**DATASET EXTRACT**
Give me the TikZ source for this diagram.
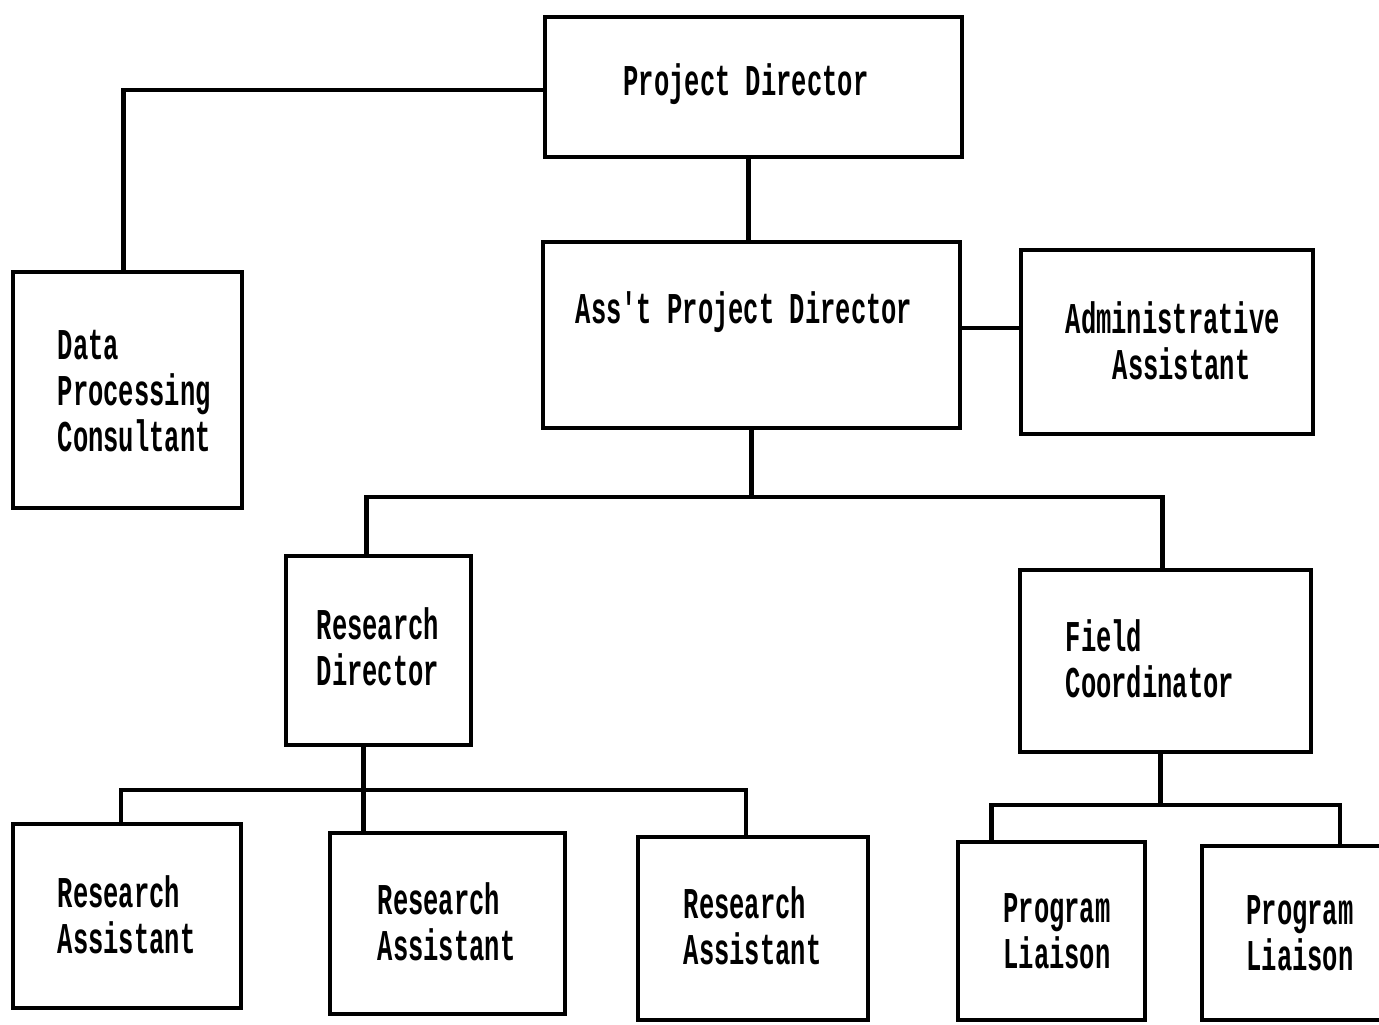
\documentclass[tikz,border=0pt]{standalone}
\usepackage{fontspec}
\newfontfamily\typewr[FakeStretch=0.58]{Liberation Mono}
\usetikzlibrary{positioning,calc}
\newcommand{\Typed}{\fontsize{12.5}{13.1}\selectfont\typewr\bfseries}
\tikzset{
  post/.style={draw=black, line width=1.2pt, fill=white, inner sep=0pt},
  posttext/.style={inner sep=0pt, font=\Typed, text=black},
  wire/.style={line width=1.2pt, black},
}

\begin{document}
\begin{tikzpicture}[x=0.01cm, y=-0.01cm]
  \useasboundingbox (0,0) rectangle (1379,1024);
  \fill[white] (0,0) rectangle (1379,1024);

  % boxes
  \node[post, minimum width=4.17cm, minimum height=1.40cm] (pd)  at (753.5,87)  {};
  \node[post, minimum width=2.29cm, minimum height=2.36cm] (dpc) at (127.5,390) {};
  \node[post, minimum width=4.17cm, minimum height=1.86cm] (apd) at (751.5,335) {};
  \node[post, minimum width=2.92cm, minimum height=1.84cm] (aa)  at (1167,342)  {};
  \node[post, minimum width=1.85cm, minimum height=1.89cm] (rd)  at (378.5,650.5) {};
  \node[post, minimum width=2.91cm, minimum height=1.82cm] (fc)  at (1165.5,661) {};
  \node[post, minimum width=2.28cm, minimum height=1.84cm] (ra1) at (127,916)   {};
  \node[post, minimum width=2.35cm, minimum height=1.81cm] (ra2) at (447.5,923.5) {};
  \node[post, minimum width=2.30cm, minimum height=1.83cm] (ra3) at (753,928.5) {};
  \node[post, minimum width=1.87cm, minimum height=1.78cm] (pl1) at (1051.5,931) {};
  \node[post, minimum width=1.98cm, minimum height=1.74cm] (pl2) at (1301,933)  {};

  % titles
  \node[posttext] (pdT)  at (746,84)  {Project Director};
  \node[posttext, anchor=west, align=left] (dpcT) at (57,391)
    {Data\\Processing\\Consultant};
  \node[posttext] (apdT) at (744,312) {Ass't Project Director};
  \node[posttext, anchor=west, align=left] (aaT) at (1065,341)
    {Administrative\\\hspace*{0.47cm}Assistant};
  \node[posttext, anchor=west, align=left] (rdT)  at (316,647) {Research\\Director};
  \node[posttext, anchor=west, align=left] (fcT)  at (1065,659) {Field\\Coordinator};
  \node[posttext, anchor=west, align=left] (ra1T) at (57,915)  {Research\\Assistant};
  \node[posttext, anchor=west, align=left] (ra2T) at (377,922) {Research\\Assistant};
  \node[posttext, anchor=west, align=left] (ra3T) at (683,926) {Research\\Assistant};
  \node[posttext, align=center] (pl1T) at (1057,931) {Program\\Liaison};
  \node[posttext, align=center] (pl2T) at (1300,933) {Program\\Liaison};

  % joints
  \coordinate (bus1) at (748,497);
  \coordinate (bus2) at (363,790);
  \coordinate (bus3) at (1160,805);

  % lines
  \draw[wire] ([yshift=-0.03cm]pd.west) -| ([xshift=-0.04cm]dpc.north);
  \draw[wire] ([xshift=-0.05cm]pd.south) -- ([xshift=-0.05cm]pd.south |- apd.north);
  \draw[wire] ([yshift=0.07cm]apd.east) -- ([yshift=0.07cm]apd.east -| aa.west);
  \draw[wire] (apd.south) -- (apd.south |- bus1);
  \draw[wire] ([xshift=-0.12cm]rd.north) |- (bus1) -| ([xshift=-0.03cm]fc.north);
  \draw[wire] ([xshift=-0.15cm]rd.south) -- ([xshift=-0.15cm]rd.south |- ra2.north);
  \draw[wire] ([xshift=-0.06cm]ra1.north) |- (bus2) -| ([xshift=-0.07cm]ra3.north);
  \draw[wire] ([xshift=-0.05cm]fc.south) -- ([xshift=-0.05cm]fc.south |- bus3);
  \draw[wire] ([xshift=-0.6cm]pl1.north) |- (bus3) -| ([xshift=0.39cm]pl2.north);
\end{tikzpicture}
\end{document}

**WHAT YOU SHOULD DO**
Reproduce the full material exactly, excluding the pictures.

**COMPLETE RESPONSE**
Give me the TikZ source for this diagram.
\documentclass[tikz,border=0pt]{standalone}
\usepackage{fontspec}
\newfontfamily\typewr[FakeStretch=0.58]{Liberation Mono}
\usetikzlibrary{positioning,calc}
\newcommand{\Typed}{\fontsize{12.5}{13.1}\selectfont\typewr\bfseries}
\tikzset{
  post/.style={draw=black, line width=1.2pt, fill=white, inner sep=0pt},
  posttext/.style={inner sep=0pt, font=\Typed, text=black},
  wire/.style={line width=1.2pt, black},
}

\begin{document}
\begin{tikzpicture}[x=0.01cm, y=-0.01cm]
  \useasboundingbox (0,0) rectangle (1379,1024);
  \fill[white] (0,0) rectangle (1379,1024);

  % boxes
  \node[post, minimum width=4.17cm, minimum height=1.40cm] (pd)  at (753.5,87)  {};
  \node[post, minimum width=2.29cm, minimum height=2.36cm] (dpc) at (127.5,390) {};
  \node[post, minimum width=4.17cm, minimum height=1.86cm] (apd) at (751.5,335) {};
  \node[post, minimum width=2.92cm, minimum height=1.84cm] (aa)  at (1167,342)  {};
  \node[post, minimum width=1.85cm, minimum height=1.89cm] (rd)  at (378.5,650.5) {};
  \node[post, minimum width=2.91cm, minimum height=1.82cm] (fc)  at (1165.5,661) {};
  \node[post, minimum width=2.28cm, minimum height=1.84cm] (ra1) at (127,916)   {};
  \node[post, minimum width=2.35cm, minimum height=1.81cm] (ra2) at (447.5,923.5) {};
  \node[post, minimum width=2.30cm, minimum height=1.83cm] (ra3) at (753,928.5) {};
  \node[post, minimum width=1.87cm, minimum height=1.78cm] (pl1) at (1051.5,931) {};
  \node[post, minimum width=1.98cm, minimum height=1.74cm] (pl2) at (1301,933)  {};

  % titles
  \node[posttext] (pdT)  at (746,84)  {Project Director};
  \node[posttext, anchor=west, align=left] (dpcT) at (57,391)
    {Data\\Processing\\Consultant};
  \node[posttext] (apdT) at (744,312) {Ass't Project Director};
  \node[posttext, anchor=west, align=left] (aaT) at (1065,341)
    {Administrative\\\hspace*{0.47cm}Assistant};
  \node[posttext, anchor=west, align=left] (rdT)  at (316,647) {Research\\Director};
  \node[posttext, anchor=west, align=left] (fcT)  at (1065,659) {Field\\Coordinator};
  \node[posttext, anchor=west, align=left] (ra1T) at (57,915)  {Research\\Assistant};
  \node[posttext, anchor=west, align=left] (ra2T) at (377,922) {Research\\Assistant};
  \node[posttext, anchor=west, align=left] (ra3T) at (683,926) {Research\\Assistant};
  \node[posttext, align=center] (pl1T) at (1057,931) {Program\\Liaison};
  \node[posttext, align=center] (pl2T) at (1300,933) {Program\\Liaison};

  % joints
  \coordinate (bus1) at (748,497);
  \coordinate (bus2) at (363,790);
  \coordinate (bus3) at (1160,805);

  % lines
  \draw[wire] ([yshift=-0.03cm]pd.west) -| ([xshift=-0.04cm]dpc.north);
  \draw[wire] ([xshift=-0.05cm]pd.south) -- ([xshift=-0.05cm]pd.south |- apd.north);
  \draw[wire] ([yshift=0.07cm]apd.east) -- ([yshift=0.07cm]apd.east -| aa.west);
  \draw[wire] (apd.south) -- (apd.south |- bus1);
  \draw[wire] ([xshift=-0.12cm]rd.north) |- (bus1) -| ([xshift=-0.03cm]fc.north);
  \draw[wire] ([xshift=-0.15cm]rd.south) -- ([xshift=-0.15cm]rd.south |- ra2.north);
  \draw[wire] ([xshift=-0.06cm]ra1.north) |- (bus2) -| ([xshift=-0.07cm]ra3.north);
  \draw[wire] ([xshift=-0.05cm]fc.south) -- ([xshift=-0.05cm]fc.south |- bus3);
  \draw[wire] ([xshift=-0.6cm]pl1.north) |- (bus3) -| ([xshift=0.39cm]pl2.north);
\end{tikzpicture}
\end{document}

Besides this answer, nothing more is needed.